How researchers measured materialism
Researchers distributed a questionnaire called the Richins Materialism Scale to 80 Emiratis and 130 non-Emiratis. The questionnaire measures materialism and life satisfaction by asking participants to rate on a five-point scale – with one meaning strongly disagree and five being strongly agree – 15 statements such “I admire people who own expensive homes, cars, clothes,” “I try to keep my life simple as far as material objects,” and “I am satisfied with my life,” for example.
“Those people who reported high levels of materialism -- that is that they admire people who wear expensive clothes, they put a lot of emphasis on owning material things of success -- reported lower levels of life satisfaction than the people who don’t as much,” said Dr Arthur.

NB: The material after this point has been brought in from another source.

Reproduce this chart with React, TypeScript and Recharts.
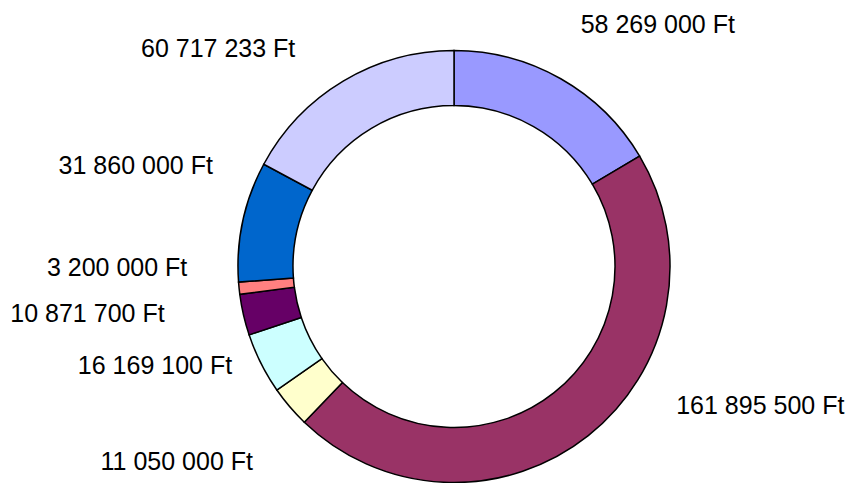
import React from 'react';
import { PieChart, Pie, Cell } from 'recharts';

// slices, clockwise from 12 o'clock
const categories = ['A', 'B', 'C', 'D', 'E', 'F', 'G', 'H'];
const amounts = [58269000, 161895500, 11050000, 16169100, 10871700, 3200000, 31860000, 60717233];
const COLORS = ['#9999FF', '#993366', '#FFFFCC', '#CCFFFF', '#660066', '#FF8080', '#0066CC', '#CCCCFF'];

// label offsets from the slice's outer mid point (Excel-like placement)
const LABEL_NUDGE: [number, number][] = [
  [97, -55], [172, -31], [-113, 54], [-106, 2], [-156, -2], [-122, -21], [-107, -56], [-125, -33],
];

const data = categories.map((name, i) => ({ name, value: amounts[i] }));

const formatFt = (v: number) => String(v).replace(/\B(?=(\d{3})+(?!\d))/g, ' ') + ' Ft';

const RAD = Math.PI / 180;

const renderLabel = (props: any) => {
  const { cx, cy, midAngle, outerRadius, index, value } = props;
  const ax = cx + outerRadius * Math.cos(-midAngle * RAD);
  const ay = cy + outerRadius * Math.sin(-midAngle * RAD);
  const [dx, dy] = LABEL_NUDGE[index] || [0, 0];
  return (
    <text
      x={ax + dx}
      y={ay + dy}
      textAnchor="middle"
      dominantBaseline="central"
      fill="#000"
      fontSize={25}
      fontFamily="'Liberation Sans', Arial, sans-serif"
    >
      {formatFt(value)}
    </text>
  );
};

const App: React.FC = () => {
  return (
    <div style={{ position: 'absolute', left: 0, top: 0, width: 850, height: 483, background: '#fff' }}>
      <PieChart width={850} height={483} margin={{ top: 0, right: 0, bottom: 0, left: 0 }}>
        <Pie
          data={data}
          dataKey="value"
          nameKey="name"
          cx={454}
          cy={266.5}
          innerRadius={161}
          outerRadius={216}
          startAngle={90}
          endAngle={-270}
          stroke="#000"
          strokeWidth={1.5}
          label={renderLabel}
          labelLine={false}
          isAnimationActive={false}
        >
          {data.map((entry, index) => <Cell key={`cell-${index}`} fill={COLORS[index % COLORS.length]} />)}
        </Pie>
      </PieChart>
    </div>
  );
};

export default App;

When measuring levels of materialism, Dr Arthur and his team found the mean value scores to be 3.06 among Emiratis and 2.86 among expats in the UAE. By comparison, the value score was 2.74 in Switzerland, 2.63 in Spain, 2.79 in Hungary.
“In short, materialism scores of our sample of UAE residents (both Emiratis and non-nationals) are the highest we could find reported when they are obtained using a five-point version of Richins’ scale,” according to the report.
Researchers also conducted one-on-one interviews with 25 Emiratis and four focus groups.